A derrota por 3 sets a 0 para um argentino quase 40 anos mais novo pôs fim ao sonho de Luiz Henrique Medina de conquistar uma medalha individual em Guadalajara. Mesmo frustrado pelo revés, o paulista nem de longe ficou abalado.
Para quem superou uma lista considerável de deficiências físicas e a desconfiança sobre sua capacidade durante toda a vida, estar ali provando que todo sonho é possível já era uma grande vitória.
Kaíque, como gosta de ser chamado, nasceu sem os dois antebraços, a perna esquerda, o dedão do pé direto, a língua e o maxilar. Criado no Lar Escola São Francisco, em São Paulo, passou por mais de 40 cirurgias corretivas e superou um a um todos os obstáculos que surgiram no caminho. Enquanto trabalhava como auxiliar de fisioterapia, estudou Biologia na USP. Formado, passou em primeiro lugar em um concurso público para se especializar em citologia no Instituto Brasileiro Contra o Câncer (IBCC), e trabalhou como analista de câncer ginecológico na Secretaria de Saúde do Estado de São Paulo por 30 anos.
– Como minha vida sempre foi em hospital e sempre fiz muitas operações, acabei criando um vínculo com o ambiente. Optei por fazer um curso mais ou menos nesta área para seguir no meio. Quando entrei na Secretaria, não tinha cota para deficientes. Fiz a prova com mais de 150 pessoas e tirei o primeiro lugar. Falavam que eu não podia fazer porque tinha que mexer com o microscópio. Pedi para me mostrarem como era, eu consegui mexer e deixei todo mundo pasmo. Ali viram que não podiam negar a ninguém o direito de tentar.

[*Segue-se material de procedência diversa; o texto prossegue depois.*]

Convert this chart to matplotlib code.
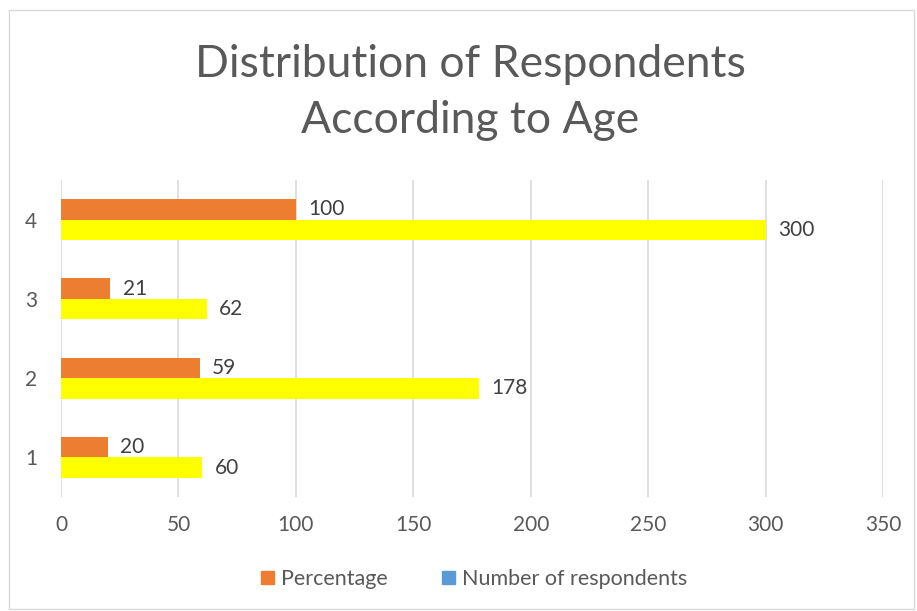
import numpy as np
import matplotlib.pyplot as plt
from matplotlib.patches import Patch, Rectangle

categories = ['1', '2', '3', '4']
percentage = [20, 59, 21, 100]
respondents = [60, 178, 62, 300]
xticks = [0, 50, 100, 150, 200, 250, 300, 350]

orange = '#ED7D31'
yellow = '#FFFF00'
blue = '#5B9BD5'
grey = '#595959'

plt.rcParams['font.family'] = ['Lato', 'DejaVu Sans']

fig = plt.figure(figsize=(9.17, 6.11), dpi=100)
ax = fig.add_axes([0.0665, 0.1866, 0.8965, 0.5188])

y = np.arange(len(categories))
h = 0.26
ax.barh(y + h / 2, percentage, height=h, color=orange, zorder=3)
ax.barh(y - h / 2, respondents, height=h, color=yellow, zorder=3)

# data labels just past the end of each bar
for yi, v in zip(y, percentage):
    ax.annotate(str(v), (v, yi + h / 2), xytext=(9, 0), textcoords='offset points',
                ha='left', va='center', fontsize=15, color='#404040')
for yi, v in zip(y, respondents):
    ax.annotate(str(v), (v, yi - h / 2), xytext=(9, 0), textcoords='offset points',
                ha='left', va='center', fontsize=15, color='#404040')

ax.set_xlim(0, 350)
ax.set_ylim(-0.5, 3.5)
ax.set_xticks(xticks)
ax.set_yticks(y)
ax.set_yticklabels(categories)
ax.tick_params(axis='both', length=0, labelsize=15, labelcolor=grey)
ax.tick_params(axis='x', pad=13)
ax.tick_params(axis='y', pad=17)
ax.grid(axis='x', color='#D9D9D9', linewidth=1.2, zorder=0)
for s in ax.spines.values():
    s.set_visible(False)

fig.text(0.513, 0.849, 'Distribution of Respondents\nAccording to Age', ha='center', va='center',
         fontsize=32, color=grey, linespacing=1.45)

handles = [Patch(color=orange, label='Percentage'),
           Patch(color=blue, label='Number of respondents')]
fig.legend(handles=handles, loc='center', bbox_to_anchor=(0.517, 0.052), ncol=2,
           frameon=False, fontsize=15.5, labelcolor=grey, handlelength=0.6,
           handleheight=0.6, handletextpad=0.35, columnspacing=2.5)

fig.patches.append(Rectangle((9 / 917, 2 / 611), 905 / 917, 599 / 611, transform=fig.transFigure,
                             fill=False, edgecolor='#D9D9D9', linewidth=1))

plt.savefig('out.png', dpi=100)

Longe do campo profissional, o paulista obteve a maior satisfação da vida. Criou sozinho o filho Igor, hoje com 21 anos. Kaíque afirma que Igor encarava sem problemas as perguntas dos coleguinhas sobre a deficiência do pai e que contava histórias fantasiosas para deixá-los mais interessados e quebrar o gelo.
– Com todas as deficiências que eu tenho, criar uma criança sozinho é realmente complicado. Mas graças a Deus tenho uma boa agilidade para as tarefas do dia a dia, então conseguia trocar fralda, fazer mamadeira, levar no hospital quando ele ficava doente. Quando eu o levava para a escola, as crianças perguntavam o que tinha acontecido com o pai, e ele falava que eu tinha lutado na Primeira Guerra Mundial. Elas não se convenciam muito, mas conversavam comigo normalmente, sem demonstrar nenhum preconceito.
Com a chegada da aposentadoria, o paulista encontrou no esporte uma forma de ocupar o tempo livre. Primeiro, tentou a natação, mas foi no tênis de mesa que se encontrou, conquistando o bronze no individual e a prata por equipes no Parapan do Rio. Para jogar, o atleta prende a raquete em torno do bíceps com uma faixa de velcro.
– A modalidade me proporciona agilidade física, agilidade mental, maior percepção e muitas viagens. Já conheci vários países do mundo todo, agora estou no México. Ele só acrescentou a meu favor. Temos sempre que procurar progredir e produzir, porque a vida é muito boa para ser desperdiçada. É precise ter sonhos e lutar por eles. Precisamos seguir em frente, porque atrás vem gente.